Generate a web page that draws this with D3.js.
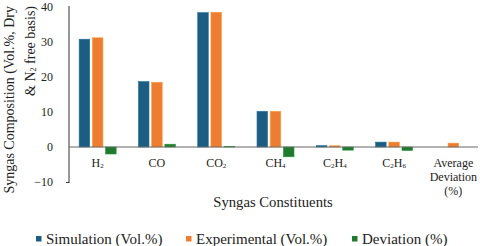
<!doctype html>
<meta charset="utf-8">
<style>
  body { margin: 0; background: #fff; }
</style>
<svg id="chart" width="480" height="246" font-family="Liberation Serif"></svg>
<script src="https://cdn.jsdelivr.net/npm/d3@7"></script>
<script>
  // category labels: [text, "sub"?] pieces
  let categories = ["H2", "CO", "CO2", "CH4", "C2H4", "C2H6", "Average Deviation (%)"];
  let catLabels = [
    [["H", ""], ["2", "sub"]],
    [["CO", ""]],
    [["CO", ""], ["2", "sub"]],
    [["CH", ""], ["4", "sub"]],
    [["C", ""], ["2", "sub"], ["H", ""], ["4", "sub"]],
    [["C", ""], ["2", "sub"], ["H", ""], ["6", "sub"]],
    null
  ];
  let simulation   = [30.8, 18.7, 38.4, 10.2, 0.4, 1.4, 0];
  let experimental = [31.2, 18.5, 38.5, 10.2, 0.35, 1.4, 1.1];
  let deviation    = [-2.0, 0.8, 0.1, -2.8, -0.9, -1.0, 0];
  let seriesNames = ["Simulation (Vol.%)", "Experimental (Vol.%)", "Deviation (%)"];
  let colours = ["#1c5e82", "#ed7d31", "#1f7a2d"];
  let yTicks = [-10, 0, 10, 20, 30, 40];

  const FONT = "Liberation Serif";
  let svg = d3.select("#chart");
  let series = [simulation, experimental, deviation];

  let x = d3.scaleBand().domain(categories).range([68, 483]);
  let x1 = d3.scaleBand().domain([0, 1, 2]).range([-18.5, 18.5]).paddingInner(0.2);
  let y = d3.scaleLinear().domain([-10, 40]).range([182, 7]);

  // y axis
  let yAxis = svg.append("g")
    .attr("transform", "translate(69,0)")
    .call(d3.axisLeft(y).tickValues(yTicks).tickSize(3).tickPadding(13));
  yAxis.attr("font-family", FONT).attr("font-size", 12);
  yAxis.selectAll(".tick text").attr("fill", "#222");
  yAxis.select(".domain").attr("stroke", "#333").attr("d", "M0," + (y(-10) + 1) + "V" + (y(40) - 1));
  yAxis.selectAll(".tick line").attr("stroke", "#333").attr("x1", 0).attr("x2", -3)
    .attr("opacity", d => d === -10 ? 1 : 0);

  // bars
  series.forEach((vals, s) => {
    svg.append("g").selectAll("rect")
      .data(vals)
      .enter()
      .append("rect")
      .attr("x", (d, i) => x(categories[i]) + x.bandwidth() / 2 + x1(s))
      .attr("width", x1.bandwidth())
      .attr("y", d => y(Math.max(0, d)))
      .attr("height", d => Math.abs(y(d) - y(0)))
      .attr("fill", colours[s])
      .attr("stroke", d3.color(colours[s]).brighter(0.6))
      .attr("stroke-width", 0.6);
  });

  // zero line
  svg.append("line")
    .attr("x1", 69).attr("x2", 478)
    .attr("y1", y(0)).attr("y2", y(0))
    .attr("stroke", "#666").attr("stroke-width", 1.2);

  // category labels
  categories.forEach((c, i) => {
    let cx = x(c) + x.bandwidth() / 2;
    let t = svg.append("text")
      .attr("x", cx).attr("y", 167)
      .attr("text-anchor", "middle")
      .attr("font-family", FONT)
      .attr("font-size", 12)
      .attr("fill", "#222");
    if (catLabels[i]) {
      catLabels[i].forEach(p => {
        let ts = t.append("tspan").text(p[0]);
        if (p[1] === "sub") ts.attr("font-size", 7).attr("dy", 1);
        else if (t.selectAll("tspan").size() > 1) ts.attr("dy", -1);
      });
    } else {
      ["Average", "Deviation", "(%)"].forEach((w, k) => {
        t.append("tspan").attr("x", cx).attr("dy", k === 0 ? 0 : 14).text(w);
      });
    }
  });

  // y title
  let yt = svg.append("text")
    .attr("transform", "translate(14,6) rotate(-90)")
    .attr("text-anchor", "end")
    .attr("font-family", FONT)
    .attr("font-size", 14)
    .attr("fill", "#222");
  yt.append("tspan").attr("x", 0).attr("y", 0).text("Syngas Composition (Vol.%, Dry");
  let l2 = yt.append("tspan").attr("x", 0).attr("y", 21);
  l2.append("tspan").text("& N");
  l2.append("tspan").attr("font-size", 8).attr("dy", 1).text("2");
  l2.append("tspan").attr("dy", -1).text(" free basis)");

  // x title
  svg.append("text")
    .attr("x", 273).attr("y", 207)
    .attr("text-anchor", "middle")
    .attr("font-family", FONT)
    .attr("font-size", 14.7)
    .attr("fill", "#222")
    .text("Syngas Constituents");

  // legend
  let legX = [36, 186, 352];
  let leg = svg.append("g").selectAll("g")
    .data(seriesNames)
    .enter()
    .append("g")
    .attr("transform", (d, i) => "translate(" + legX[i] + ",239)");
  leg.append("rect")
    .attr("x", 0).attr("y", -3).attr("width", 5.5).attr("height", 5.5)
    .attr("fill", (d, i) => colours[i]);
  leg.append("text")
    .attr("x", 10).attr("y", 4.5)
    .attr("font-family", FONT)
    .attr("font-size", 15)
    .attr("fill", "#222")
    .text(d => d);
</script>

PROBLEM DETAILS:
Without including any pictures, reproduce the listing exactly.

OUTPUT:
Generate a web page that draws this with D3.js.
<!doctype html>
<meta charset="utf-8">
<style>
  body { margin: 0; background: #fff; }
</style>
<svg id="chart" width="480" height="246" font-family="Liberation Serif"></svg>
<script src="https://cdn.jsdelivr.net/npm/d3@7"></script>
<script>
  // category labels: [text, "sub"?] pieces
  let categories = ["H2", "CO", "CO2", "CH4", "C2H4", "C2H6", "Average Deviation (%)"];
  let catLabels = [
    [["H", ""], ["2", "sub"]],
    [["CO", ""]],
    [["CO", ""], ["2", "sub"]],
    [["CH", ""], ["4", "sub"]],
    [["C", ""], ["2", "sub"], ["H", ""], ["4", "sub"]],
    [["C", ""], ["2", "sub"], ["H", ""], ["6", "sub"]],
    null
  ];
  let simulation   = [30.8, 18.7, 38.4, 10.2, 0.4, 1.4, 0];
  let experimental = [31.2, 18.5, 38.5, 10.2, 0.35, 1.4, 1.1];
  let deviation    = [-2.0, 0.8, 0.1, -2.8, -0.9, -1.0, 0];
  let seriesNames = ["Simulation (Vol.%)", "Experimental (Vol.%)", "Deviation (%)"];
  let colours = ["#1c5e82", "#ed7d31", "#1f7a2d"];
  let yTicks = [-10, 0, 10, 20, 30, 40];

  const FONT = "Liberation Serif";
  let svg = d3.select("#chart");
  let series = [simulation, experimental, deviation];

  let x = d3.scaleBand().domain(categories).range([68, 483]);
  let x1 = d3.scaleBand().domain([0, 1, 2]).range([-18.5, 18.5]).paddingInner(0.2);
  let y = d3.scaleLinear().domain([-10, 40]).range([182, 7]);

  // y axis
  let yAxis = svg.append("g")
    .attr("transform", "translate(69,0)")
    .call(d3.axisLeft(y).tickValues(yTicks).tickSize(3).tickPadding(13));
  yAxis.attr("font-family", FONT).attr("font-size", 12);
  yAxis.selectAll(".tick text").attr("fill", "#222");
  yAxis.select(".domain").attr("stroke", "#333").attr("d", "M0," + (y(-10) + 1) + "V" + (y(40) - 1));
  yAxis.selectAll(".tick line").attr("stroke", "#333").attr("x1", 0).attr("x2", -3)
    .attr("opacity", d => d === -10 ? 1 : 0);

  // bars
  series.forEach((vals, s) => {
    svg.append("g").selectAll("rect")
      .data(vals)
      .enter()
      .append("rect")
      .attr("x", (d, i) => x(categories[i]) + x.bandwidth() / 2 + x1(s))
      .attr("width", x1.bandwidth())
      .attr("y", d => y(Math.max(0, d)))
      .attr("height", d => Math.abs(y(d) - y(0)))
      .attr("fill", colours[s])
      .attr("stroke", d3.color(colours[s]).brighter(0.6))
      .attr("stroke-width", 0.6);
  });

  // zero line
  svg.append("line")
    .attr("x1", 69).attr("x2", 478)
    .attr("y1", y(0)).attr("y2", y(0))
    .attr("stroke", "#666").attr("stroke-width", 1.2);

  // category labels
  categories.forEach((c, i) => {
    let cx = x(c) + x.bandwidth() / 2;
    let t = svg.append("text")
      .attr("x", cx).attr("y", 167)
      .attr("text-anchor", "middle")
      .attr("font-family", FONT)
      .attr("font-size", 12)
      .attr("fill", "#222");
    if (catLabels[i]) {
      catLabels[i].forEach(p => {
        let ts = t.append("tspan").text(p[0]);
        if (p[1] === "sub") ts.attr("font-size", 7).attr("dy", 1);
        else if (t.selectAll("tspan").size() > 1) ts.attr("dy", -1);
      });
    } else {
      ["Average", "Deviation", "(%)"].forEach((w, k) => {
        t.append("tspan").attr("x", cx).attr("dy", k === 0 ? 0 : 14).text(w);
      });
    }
  });

  // y title
  let yt = svg.append("text")
    .attr("transform", "translate(14,6) rotate(-90)")
    .attr("text-anchor", "end")
    .attr("font-family", FONT)
    .attr("font-size", 14)
    .attr("fill", "#222");
  yt.append("tspan").attr("x", 0).attr("y", 0).text("Syngas Composition (Vol.%, Dry");
  let l2 = yt.append("tspan").attr("x", 0).attr("y", 21);
  l2.append("tspan").text("& N");
  l2.append("tspan").attr("font-size", 8).attr("dy", 1).text("2");
  l2.append("tspan").attr("dy", -1).text(" free basis)");

  // x title
  svg.append("text")
    .attr("x", 273).attr("y", 207)
    .attr("text-anchor", "middle")
    .attr("font-family", FONT)
    .attr("font-size", 14.7)
    .attr("fill", "#222")
    .text("Syngas Constituents");

  // legend
  let legX = [36, 186, 352];
  let leg = svg.append("g").selectAll("g")
    .data(seriesNames)
    .enter()
    .append("g")
    .attr("transform", (d, i) => "translate(" + legX[i] + ",239)");
  leg.append("rect")
    .attr("x", 0).attr("y", -3).attr("width", 5.5).attr("height", 5.5)
    .attr("fill", (d, i) => colours[i]);
  leg.append("text")
    .attr("x", 10).attr("y", 4.5)
    .attr("font-family", FONT)
    .attr("font-size", 15)
    .attr("fill", "#222")
    .text(d => d);
</script>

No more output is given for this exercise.